● **Data**
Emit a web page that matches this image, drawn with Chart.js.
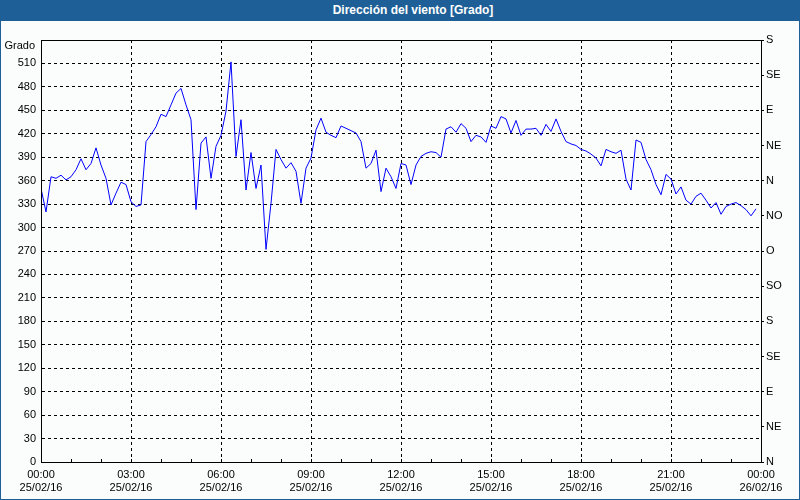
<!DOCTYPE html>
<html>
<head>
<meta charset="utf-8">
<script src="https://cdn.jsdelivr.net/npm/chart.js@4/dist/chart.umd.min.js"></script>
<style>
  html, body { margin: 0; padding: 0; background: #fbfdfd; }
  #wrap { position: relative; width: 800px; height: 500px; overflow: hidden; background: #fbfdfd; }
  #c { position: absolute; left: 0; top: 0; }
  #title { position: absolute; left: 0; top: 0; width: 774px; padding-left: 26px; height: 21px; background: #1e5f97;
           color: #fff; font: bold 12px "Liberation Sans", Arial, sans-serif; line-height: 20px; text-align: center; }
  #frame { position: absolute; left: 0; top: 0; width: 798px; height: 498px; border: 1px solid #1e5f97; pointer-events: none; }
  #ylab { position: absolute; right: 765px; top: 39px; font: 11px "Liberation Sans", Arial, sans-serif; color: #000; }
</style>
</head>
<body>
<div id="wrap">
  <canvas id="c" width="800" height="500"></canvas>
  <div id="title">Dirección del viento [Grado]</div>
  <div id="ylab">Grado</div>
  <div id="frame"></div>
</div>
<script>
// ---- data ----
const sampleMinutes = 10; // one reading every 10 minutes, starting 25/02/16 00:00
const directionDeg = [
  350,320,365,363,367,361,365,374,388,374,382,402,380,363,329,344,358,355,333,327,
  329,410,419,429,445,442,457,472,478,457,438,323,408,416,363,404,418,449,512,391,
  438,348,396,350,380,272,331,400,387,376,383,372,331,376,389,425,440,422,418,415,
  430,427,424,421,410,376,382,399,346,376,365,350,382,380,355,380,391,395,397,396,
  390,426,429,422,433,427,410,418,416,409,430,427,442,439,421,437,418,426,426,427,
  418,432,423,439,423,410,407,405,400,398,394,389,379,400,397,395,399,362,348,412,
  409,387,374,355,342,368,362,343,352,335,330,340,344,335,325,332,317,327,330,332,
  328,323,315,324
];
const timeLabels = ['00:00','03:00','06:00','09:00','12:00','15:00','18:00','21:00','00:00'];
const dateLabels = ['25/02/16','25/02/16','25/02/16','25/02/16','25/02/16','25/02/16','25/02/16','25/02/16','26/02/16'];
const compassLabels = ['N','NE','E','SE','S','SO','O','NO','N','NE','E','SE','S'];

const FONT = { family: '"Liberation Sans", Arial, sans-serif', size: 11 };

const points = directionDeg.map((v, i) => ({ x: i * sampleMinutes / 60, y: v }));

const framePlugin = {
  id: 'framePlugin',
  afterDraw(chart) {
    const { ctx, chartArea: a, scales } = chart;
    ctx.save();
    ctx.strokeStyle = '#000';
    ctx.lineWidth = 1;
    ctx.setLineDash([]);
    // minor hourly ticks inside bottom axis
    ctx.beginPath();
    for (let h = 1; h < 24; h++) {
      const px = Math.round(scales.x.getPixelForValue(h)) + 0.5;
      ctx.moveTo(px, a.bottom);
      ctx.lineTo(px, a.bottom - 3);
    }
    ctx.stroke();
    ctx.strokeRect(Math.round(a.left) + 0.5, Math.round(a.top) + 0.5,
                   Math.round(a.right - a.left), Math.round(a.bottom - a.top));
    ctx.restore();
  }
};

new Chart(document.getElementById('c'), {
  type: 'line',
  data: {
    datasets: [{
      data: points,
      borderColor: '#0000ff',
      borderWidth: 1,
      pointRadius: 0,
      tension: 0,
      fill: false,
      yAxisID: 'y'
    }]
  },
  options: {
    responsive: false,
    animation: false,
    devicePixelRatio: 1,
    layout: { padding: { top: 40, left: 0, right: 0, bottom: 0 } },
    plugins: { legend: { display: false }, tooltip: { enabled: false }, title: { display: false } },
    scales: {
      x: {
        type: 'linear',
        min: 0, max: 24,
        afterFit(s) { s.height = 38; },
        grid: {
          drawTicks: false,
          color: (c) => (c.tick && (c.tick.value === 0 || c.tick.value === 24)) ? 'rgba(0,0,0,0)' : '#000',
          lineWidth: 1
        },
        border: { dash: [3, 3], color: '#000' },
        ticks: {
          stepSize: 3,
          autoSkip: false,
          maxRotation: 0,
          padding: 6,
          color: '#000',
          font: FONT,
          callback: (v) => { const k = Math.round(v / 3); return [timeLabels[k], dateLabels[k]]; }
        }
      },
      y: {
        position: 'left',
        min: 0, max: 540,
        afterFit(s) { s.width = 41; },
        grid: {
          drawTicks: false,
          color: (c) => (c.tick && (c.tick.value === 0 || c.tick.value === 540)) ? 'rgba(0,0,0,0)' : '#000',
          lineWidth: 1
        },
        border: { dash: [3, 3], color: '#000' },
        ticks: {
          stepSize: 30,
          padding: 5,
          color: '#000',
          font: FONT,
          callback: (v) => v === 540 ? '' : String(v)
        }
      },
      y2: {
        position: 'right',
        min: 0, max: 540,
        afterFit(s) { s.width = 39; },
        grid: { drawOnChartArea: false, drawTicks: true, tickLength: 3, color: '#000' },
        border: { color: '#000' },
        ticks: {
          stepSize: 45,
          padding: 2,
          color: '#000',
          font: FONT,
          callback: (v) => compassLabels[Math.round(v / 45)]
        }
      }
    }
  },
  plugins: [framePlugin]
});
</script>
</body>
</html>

● **The request**
Are you able to set down all the lines above exactly, without any pictures?

● **Result**
Emit a web page that matches this image, drawn with Chart.js.
<!DOCTYPE html>
<html>
<head>
<meta charset="utf-8">
<script src="https://cdn.jsdelivr.net/npm/chart.js@4/dist/chart.umd.min.js"></script>
<style>
  html, body { margin: 0; padding: 0; background: #fbfdfd; }
  #wrap { position: relative; width: 800px; height: 500px; overflow: hidden; background: #fbfdfd; }
  #c { position: absolute; left: 0; top: 0; }
  #title { position: absolute; left: 0; top: 0; width: 774px; padding-left: 26px; height: 21px; background: #1e5f97;
           color: #fff; font: bold 12px "Liberation Sans", Arial, sans-serif; line-height: 20px; text-align: center; }
  #frame { position: absolute; left: 0; top: 0; width: 798px; height: 498px; border: 1px solid #1e5f97; pointer-events: none; }
  #ylab { position: absolute; right: 765px; top: 39px; font: 11px "Liberation Sans", Arial, sans-serif; color: #000; }
</style>
</head>
<body>
<div id="wrap">
  <canvas id="c" width="800" height="500"></canvas>
  <div id="title">Dirección del viento [Grado]</div>
  <div id="ylab">Grado</div>
  <div id="frame"></div>
</div>
<script>
// ---- data ----
const sampleMinutes = 10; // one reading every 10 minutes, starting 25/02/16 00:00
const directionDeg = [
  350,320,365,363,367,361,365,374,388,374,382,402,380,363,329,344,358,355,333,327,
  329,410,419,429,445,442,457,472,478,457,438,323,408,416,363,404,418,449,512,391,
  438,348,396,350,380,272,331,400,387,376,383,372,331,376,389,425,440,422,418,415,
  430,427,424,421,410,376,382,399,346,376,365,350,382,380,355,380,391,395,397,396,
  390,426,429,422,433,427,410,418,416,409,430,427,442,439,421,437,418,426,426,427,
  418,432,423,439,423,410,407,405,400,398,394,389,379,400,397,395,399,362,348,412,
  409,387,374,355,342,368,362,343,352,335,330,340,344,335,325,332,317,327,330,332,
  328,323,315,324
];
const timeLabels = ['00:00','03:00','06:00','09:00','12:00','15:00','18:00','21:00','00:00'];
const dateLabels = ['25/02/16','25/02/16','25/02/16','25/02/16','25/02/16','25/02/16','25/02/16','25/02/16','26/02/16'];
const compassLabels = ['N','NE','E','SE','S','SO','O','NO','N','NE','E','SE','S'];

const FONT = { family: '"Liberation Sans", Arial, sans-serif', size: 11 };

const points = directionDeg.map((v, i) => ({ x: i * sampleMinutes / 60, y: v }));

const framePlugin = {
  id: 'framePlugin',
  afterDraw(chart) {
    const { ctx, chartArea: a, scales } = chart;
    ctx.save();
    ctx.strokeStyle = '#000';
    ctx.lineWidth = 1;
    ctx.setLineDash([]);
    // minor hourly ticks inside bottom axis
    ctx.beginPath();
    for (let h = 1; h < 24; h++) {
      const px = Math.round(scales.x.getPixelForValue(h)) + 0.5;
      ctx.moveTo(px, a.bottom);
      ctx.lineTo(px, a.bottom - 3);
    }
    ctx.stroke();
    ctx.strokeRect(Math.round(a.left) + 0.5, Math.round(a.top) + 0.5,
                   Math.round(a.right - a.left), Math.round(a.bottom - a.top));
    ctx.restore();
  }
};

new Chart(document.getElementById('c'), {
  type: 'line',
  data: {
    datasets: [{
      data: points,
      borderColor: '#0000ff',
      borderWidth: 1,
      pointRadius: 0,
      tension: 0,
      fill: false,
      yAxisID: 'y'
    }]
  },
  options: {
    responsive: false,
    animation: false,
    devicePixelRatio: 1,
    layout: { padding: { top: 40, left: 0, right: 0, bottom: 0 } },
    plugins: { legend: { display: false }, tooltip: { enabled: false }, title: { display: false } },
    scales: {
      x: {
        type: 'linear',
        min: 0, max: 24,
        afterFit(s) { s.height = 38; },
        grid: {
          drawTicks: false,
          color: (c) => (c.tick && (c.tick.value === 0 || c.tick.value === 24)) ? 'rgba(0,0,0,0)' : '#000',
          lineWidth: 1
        },
        border: { dash: [3, 3], color: '#000' },
        ticks: {
          stepSize: 3,
          autoSkip: false,
          maxRotation: 0,
          padding: 6,
          color: '#000',
          font: FONT,
          callback: (v) => { const k = Math.round(v / 3); return [timeLabels[k], dateLabels[k]]; }
        }
      },
      y: {
        position: 'left',
        min: 0, max: 540,
        afterFit(s) { s.width = 41; },
        grid: {
          drawTicks: false,
          color: (c) => (c.tick && (c.tick.value === 0 || c.tick.value === 540)) ? 'rgba(0,0,0,0)' : '#000',
          lineWidth: 1
        },
        border: { dash: [3, 3], color: '#000' },
        ticks: {
          stepSize: 30,
          padding: 5,
          color: '#000',
          font: FONT,
          callback: (v) => v === 540 ? '' : String(v)
        }
      },
      y2: {
        position: 'right',
        min: 0, max: 540,
        afterFit(s) { s.width = 39; },
        grid: { drawOnChartArea: false, drawTicks: true, tickLength: 3, color: '#000' },
        border: { color: '#000' },
        ticks: {
          stepSize: 45,
          padding: 2,
          color: '#000',
          font: FONT,
          callback: (v) => compassLabels[Math.round(v / 45)]
        }
      }
    }
  },
  plugins: [framePlugin]
});
</script>
</body>
</html>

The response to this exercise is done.